In State v. Harper, 800 So.2d 708 (Fla. 5th DCA 2001), the defendant had been arrested on charges of tampering with evidence based upon instructions he gave to a passenger in his vehicle to throw marijuana and a marijuana pipe out the window while a traffic stop was being conducted. The court granted the defendant's motion to dismiss, but this Court reversed on the authority of Jennings. Id.

In Obas v. State, 935 So.2d 38, 38-39 (Fla. 4th DCA 2006), the Fourth District Court of Appeal concluded that the trial court should have granted a defendant's motion for judgment of acquittal because the evidence was insufficient to establish that the defendant tampered with evidence where "as an officer was about to stop [the] defendant, who was on a bicycle, [the] defendant opened a container, dropped cocaine rocks on the ground, and tossed the container five feet." It explained:

If [the] defendant had dropped or thrown the items so that they could not have been retrieved, it would be another matter, like swallowing.
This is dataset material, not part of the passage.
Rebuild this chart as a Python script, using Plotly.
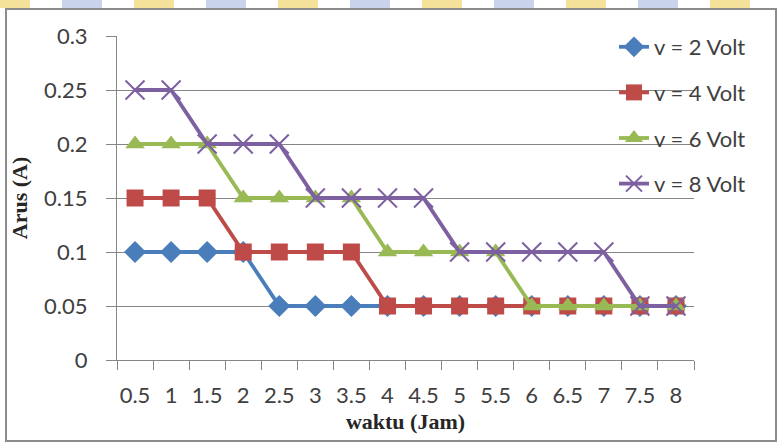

In this case, however, where he merely dropped the cocaine rocks and tossed the container on the ground, and both were easily found, the evidence was insufficient. Otherwise a tampering conviction could be obtained whenever a suspect merely drops drugs on the ground.

Id. at 39.

Thereafter, in Evans v. State, 997 So.2d 1281, 1282 (Fla. 4th DCA 2009), the Fourth District concluded that a trial court had erred by denying a motion for judgment of acquittal on a charge of tampering with evidence, explaining:

The only evidence presented to the jury was that the defendant either threw or dropped the cocaine rock in the sand and the officers were unable to find it thereafter. Without further evidence of specific intent to tamper with or conceal the evidence, the only additional circumstance that the jury could consider is the fact that the defendant happened to be on sand at the time he threw or dropped the rock. To convict without more penalizes the defendant for the type of surface upon which he was standing at the time of his arrest. Therefore, the lack of other circumstances in this record leads to the conclusion that, even in the light most favorable to the State, the evidence is insufficient to find anything more than mere abandonment. . . .

Id. at 1284.

There is a cogent discussion of this issue in State v. Lasu, 278 Neb. 180, 768 N.W.2d 447, 449 (2009). Nebraska's tampering with physical evidence statute is similar to Florida's.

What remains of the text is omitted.